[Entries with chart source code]
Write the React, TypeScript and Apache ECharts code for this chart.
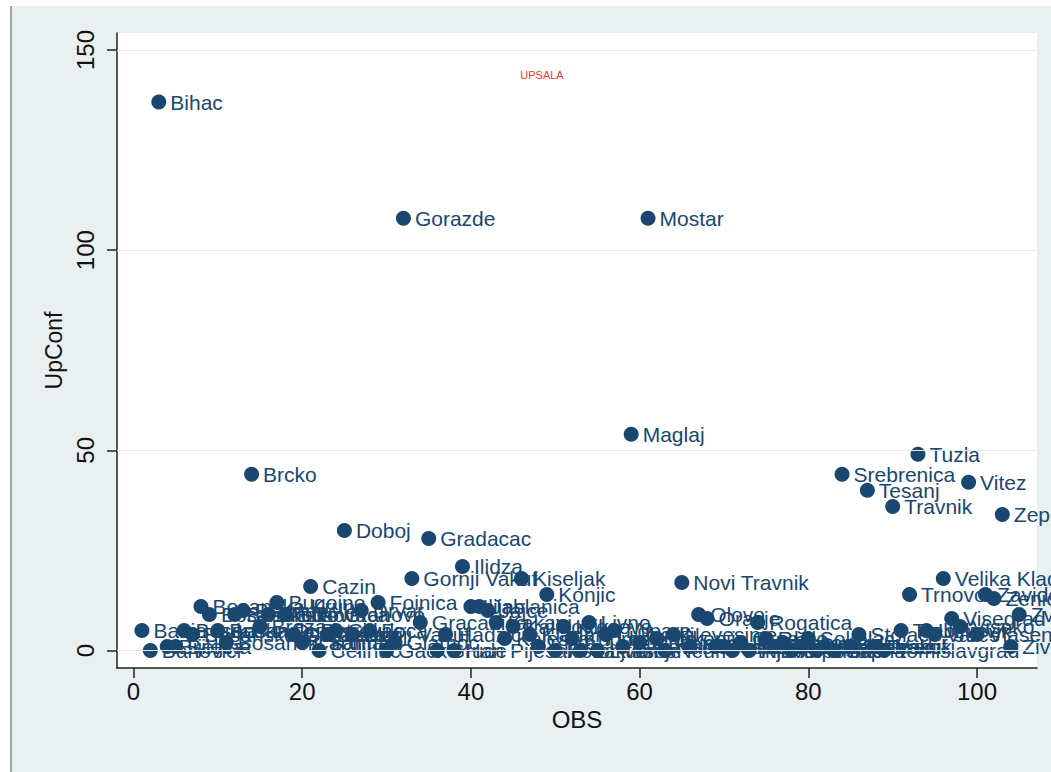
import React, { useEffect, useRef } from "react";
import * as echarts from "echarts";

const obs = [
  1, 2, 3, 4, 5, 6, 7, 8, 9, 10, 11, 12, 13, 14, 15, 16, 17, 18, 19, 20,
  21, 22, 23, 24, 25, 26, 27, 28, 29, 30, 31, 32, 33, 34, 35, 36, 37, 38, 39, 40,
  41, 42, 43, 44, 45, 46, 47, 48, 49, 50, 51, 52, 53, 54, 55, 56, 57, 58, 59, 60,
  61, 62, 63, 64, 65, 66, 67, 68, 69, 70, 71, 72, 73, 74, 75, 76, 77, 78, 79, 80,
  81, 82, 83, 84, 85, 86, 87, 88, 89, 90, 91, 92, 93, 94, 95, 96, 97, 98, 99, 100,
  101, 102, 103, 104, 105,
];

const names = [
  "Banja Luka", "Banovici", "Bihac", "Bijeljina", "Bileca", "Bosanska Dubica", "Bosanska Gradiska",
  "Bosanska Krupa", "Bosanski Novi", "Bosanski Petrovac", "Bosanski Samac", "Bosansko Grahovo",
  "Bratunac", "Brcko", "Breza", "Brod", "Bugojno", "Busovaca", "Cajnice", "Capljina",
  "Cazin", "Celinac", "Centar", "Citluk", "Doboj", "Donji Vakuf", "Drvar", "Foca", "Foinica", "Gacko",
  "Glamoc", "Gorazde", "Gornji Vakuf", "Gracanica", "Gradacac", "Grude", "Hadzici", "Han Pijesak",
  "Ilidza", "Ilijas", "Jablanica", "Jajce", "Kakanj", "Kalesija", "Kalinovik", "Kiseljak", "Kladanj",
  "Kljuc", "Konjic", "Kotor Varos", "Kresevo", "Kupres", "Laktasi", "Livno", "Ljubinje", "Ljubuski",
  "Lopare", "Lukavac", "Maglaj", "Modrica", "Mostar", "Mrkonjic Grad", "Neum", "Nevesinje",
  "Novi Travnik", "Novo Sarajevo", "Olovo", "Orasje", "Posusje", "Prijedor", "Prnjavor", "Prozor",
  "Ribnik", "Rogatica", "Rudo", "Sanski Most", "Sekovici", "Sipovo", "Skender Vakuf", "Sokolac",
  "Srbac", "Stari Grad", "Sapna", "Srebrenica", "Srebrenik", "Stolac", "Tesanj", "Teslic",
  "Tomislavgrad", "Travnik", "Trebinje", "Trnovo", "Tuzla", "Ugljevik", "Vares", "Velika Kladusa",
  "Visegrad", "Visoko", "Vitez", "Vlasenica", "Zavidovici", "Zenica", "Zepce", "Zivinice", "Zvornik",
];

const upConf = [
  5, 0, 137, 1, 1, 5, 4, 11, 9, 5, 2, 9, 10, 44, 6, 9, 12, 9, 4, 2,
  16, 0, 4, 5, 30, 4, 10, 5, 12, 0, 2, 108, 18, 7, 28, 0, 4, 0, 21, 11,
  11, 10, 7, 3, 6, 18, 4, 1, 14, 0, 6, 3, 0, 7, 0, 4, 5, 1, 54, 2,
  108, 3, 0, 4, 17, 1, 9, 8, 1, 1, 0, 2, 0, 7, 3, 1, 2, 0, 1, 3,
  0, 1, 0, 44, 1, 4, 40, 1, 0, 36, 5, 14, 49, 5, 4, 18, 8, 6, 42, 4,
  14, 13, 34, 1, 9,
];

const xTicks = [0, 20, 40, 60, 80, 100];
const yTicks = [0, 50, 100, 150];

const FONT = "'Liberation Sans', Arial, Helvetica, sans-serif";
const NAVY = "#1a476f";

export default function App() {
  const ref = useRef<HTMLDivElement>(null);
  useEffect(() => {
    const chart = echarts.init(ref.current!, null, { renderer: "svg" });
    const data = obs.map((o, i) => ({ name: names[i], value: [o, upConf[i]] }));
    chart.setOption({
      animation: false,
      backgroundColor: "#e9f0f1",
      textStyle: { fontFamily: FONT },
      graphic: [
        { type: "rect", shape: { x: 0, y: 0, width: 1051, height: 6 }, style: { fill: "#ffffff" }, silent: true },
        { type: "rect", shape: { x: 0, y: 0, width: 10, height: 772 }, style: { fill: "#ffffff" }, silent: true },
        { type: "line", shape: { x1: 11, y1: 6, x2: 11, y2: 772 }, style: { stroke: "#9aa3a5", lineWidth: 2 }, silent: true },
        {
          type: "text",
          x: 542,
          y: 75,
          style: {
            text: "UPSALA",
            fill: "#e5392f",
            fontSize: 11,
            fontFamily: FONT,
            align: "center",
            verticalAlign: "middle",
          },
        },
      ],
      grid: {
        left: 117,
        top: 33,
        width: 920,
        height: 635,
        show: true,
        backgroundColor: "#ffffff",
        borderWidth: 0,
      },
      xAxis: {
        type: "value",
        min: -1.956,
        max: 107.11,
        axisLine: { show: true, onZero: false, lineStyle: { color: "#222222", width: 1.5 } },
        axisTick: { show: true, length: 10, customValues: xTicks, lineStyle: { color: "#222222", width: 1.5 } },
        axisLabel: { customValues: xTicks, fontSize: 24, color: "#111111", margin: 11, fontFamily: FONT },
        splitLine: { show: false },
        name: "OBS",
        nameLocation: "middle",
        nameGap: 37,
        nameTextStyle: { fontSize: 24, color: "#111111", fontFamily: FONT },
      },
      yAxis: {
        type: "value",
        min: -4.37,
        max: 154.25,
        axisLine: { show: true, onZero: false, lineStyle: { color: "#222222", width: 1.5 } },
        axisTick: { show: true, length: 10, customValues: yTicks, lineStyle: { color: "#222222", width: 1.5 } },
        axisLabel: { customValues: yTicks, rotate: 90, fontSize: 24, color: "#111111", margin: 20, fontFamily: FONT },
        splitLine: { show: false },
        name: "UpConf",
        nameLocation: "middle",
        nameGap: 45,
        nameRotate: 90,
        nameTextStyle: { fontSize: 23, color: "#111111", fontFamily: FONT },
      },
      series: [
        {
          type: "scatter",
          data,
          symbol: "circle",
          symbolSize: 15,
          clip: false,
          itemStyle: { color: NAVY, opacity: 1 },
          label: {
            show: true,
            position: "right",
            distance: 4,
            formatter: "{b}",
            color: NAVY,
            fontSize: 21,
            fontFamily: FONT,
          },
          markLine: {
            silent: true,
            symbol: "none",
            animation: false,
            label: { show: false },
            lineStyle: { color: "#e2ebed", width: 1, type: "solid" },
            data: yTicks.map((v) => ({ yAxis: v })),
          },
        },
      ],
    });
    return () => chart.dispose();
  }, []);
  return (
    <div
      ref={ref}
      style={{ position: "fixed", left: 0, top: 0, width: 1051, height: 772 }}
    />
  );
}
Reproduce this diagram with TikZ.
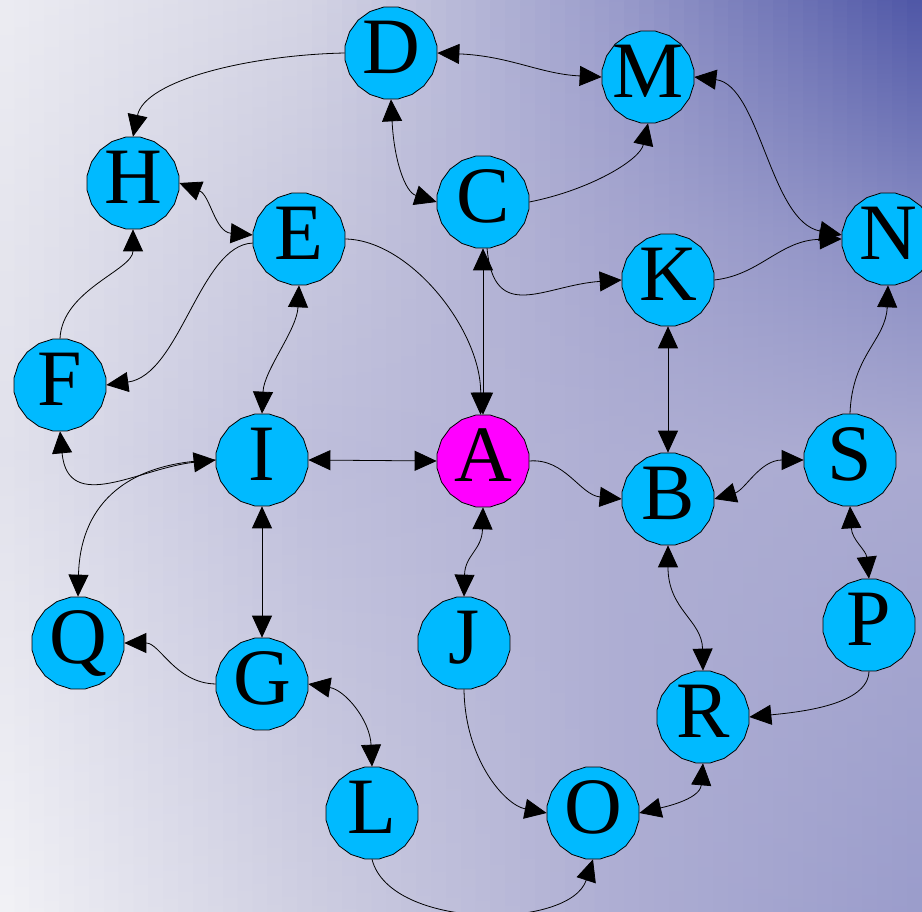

• [Task directions]:
Find each line holding "React". Copy it out.

• [Response to this exercise]:
Write the React, TypeScript and Apache ECharts code for this chart.
import React, { useEffect, useRef } from "react";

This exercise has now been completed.